> [GIVEN INSTRUCTION]: Establish how many lines in the material include the string "matplotlib" and report it as a lone number.

-*-

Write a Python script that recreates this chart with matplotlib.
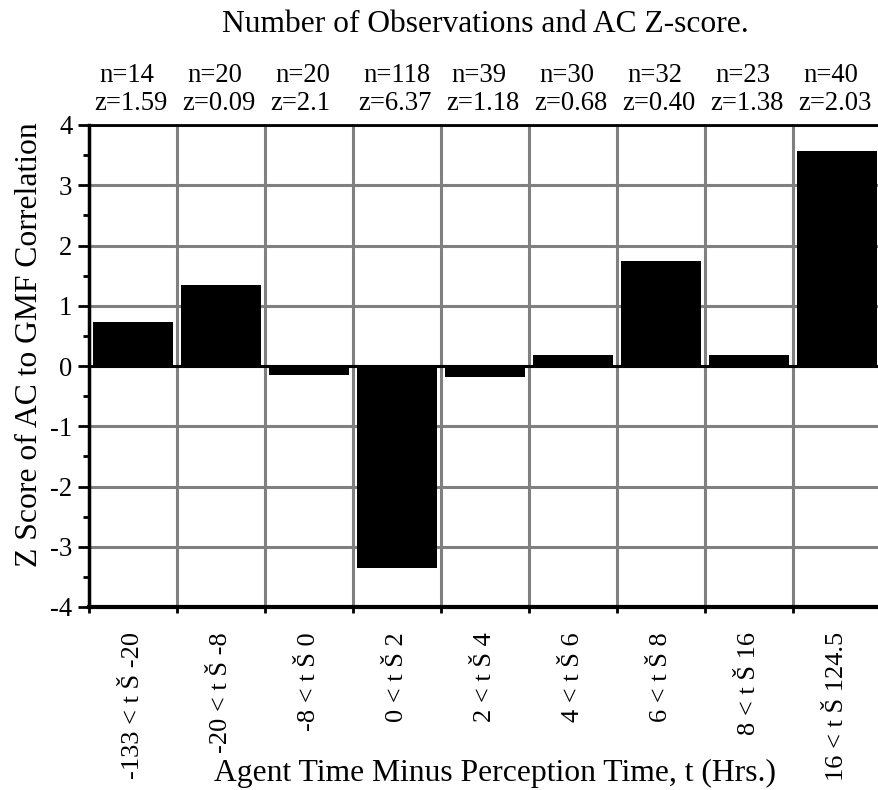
import matplotlib
matplotlib.use("Agg")
import matplotlib.pyplot as plt
import numpy as np

categories = ["-133 < t Š -20", "-20 < t Š -8", "-8 < t Š 0", "0 < t Š 2", "2 < t Š 4",
              "4 < t Š 6", "6 < t Š 8", "8 < t Š 16", "16 < t Š 124.5"]
z_scores = [0.73, 1.35, -0.15, -3.36, -0.18, 0.18, 1.74, 0.18, 3.57]
n_labels = ["n=14", "n=20", "n=20", "n=118", "n=39", "n=30", "n=32", "n=23", "n=40"]
z_labels = ["z=1.59", "z=0.09", "z=2.1", "z=6.37", "z=1.18", "z=0.68", "z=0.40", "z=1.38", "z=2.03"]
y_ticks = [-4, -3, -2, -1, 0, 1, 2, 3, 4]

plt.rcParams['font.family'] = ['Liberation Serif', 'DejaVu Serif']
plt.rcParams['axes.unicode_minus'] = False

W, H = 879, 790
fig = plt.figure(figsize=(W / 100, H / 100), dpi=100)
# axes spans 9 categories of ~88 px starting at x=89, y from 125 (4) to 607 (-4)
ax = fig.add_axes([89 / W, 1 - 607 / H, 792 / W, 482 / H])

x = np.arange(len(categories))
ax.bar(x, z_scores, width=0.9, color='black', zorder=3)
ax.set_xlim(-0.5, len(categories) - 0.5)
ax.set_ylim(-4, 4)

ax.set_xticks(np.arange(len(categories) + 1) - 0.5)
ax.set_xticklabels([])
ax.set_xticks(x, minor=True)
ax.set_xticklabels(categories, minor=True, rotation=90, fontsize=16, va='top')
ax.tick_params(axis='x', which='minor', length=0, pad=18)
ax.tick_params(axis='x', which='major', length=4, width=2, direction='out')
ax.set_yticks(y_ticks)
ax.set_yticks(np.arange(-4, 4.5, 0.5), minor=True)
ax.tick_params(axis='y', which='major', length=8, width=2, labelsize=17, pad=4)
ax.tick_params(axis='y', which='minor', length=4.5, width=2)
ax.grid(True, which='major', color='#808080', linewidth=2.2, zorder=1)
ax.axhline(0, color='black', linewidth=2.2, zorder=4)

ax.spines['left'].set_linewidth(2.5)
ax.spines['bottom'].set_linewidth(3)
ax.spines['top'].set_linewidth(2)
ax.spines['right'].set_visible(False)

trans = ax.get_xaxis_transform()
n_texts, z_texts = [], []
for i in range(len(categories)):
    left = i - 0.5
    n_texts.append(ax.text(left + 10 / 88, 1 + (125 - 82) / 482,
                           n_labels[i], transform=trans, ha='left', va='baseline', fontsize=17))
    z_texts.append(ax.text(left + 5 / 88, 1 + (125 - 110) / 482,
                           z_labels[i], transform=trans, ha='left', va='baseline', fontsize=17))

title = fig.text(485 / W, 1 - 32 / H, "Number of Observations and AC Z-score.",
                 ha='center', va='baseline', fontsize=20)
ylab = fig.text(30 / W, 1 - 345 / H, "Z Score of AC to GMF Correlation",
                ha='center', va='center', rotation=90, fontsize=20)
xlab = fig.text(495 / W, 1 - 781 / H, "Agent Time Minus Perception Time, t (Hrs.)",
                ha='center', va='baseline', fontsize=20)

# fit font sizes to the reference's measured text extents (pixels)
fig.canvas.draw()
r = fig.canvas.get_renderer()

def fit(t, target, dim='w'):
    bb = t.get_window_extent(r)
    cur = bb.width if dim == 'w' else bb.height
    return t.get_fontsize() * target / cur

title.set_fontsize(fit(title, 526))
xlab.set_fontsize(fit(xlab, 564))
ylab.set_fontsize(fit(ylab, 444, 'h'))
fs_lab = fit(z_texts[0], 73)
for t in n_texts + z_texts:
    t.set_fontsize(fs_lab)
ticks = ax.get_xticklabels(minor=True)
fs_tick = fit(ticks[0], 147, 'h')
ax.tick_params(axis='x', which='minor', labelsize=fs_tick)
ax.tick_params(axis='y', which='major', labelsize=fs_lab)

fig.savefig("out.png", dpi=100)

-*-

> [SOLUTION BELOW]: 4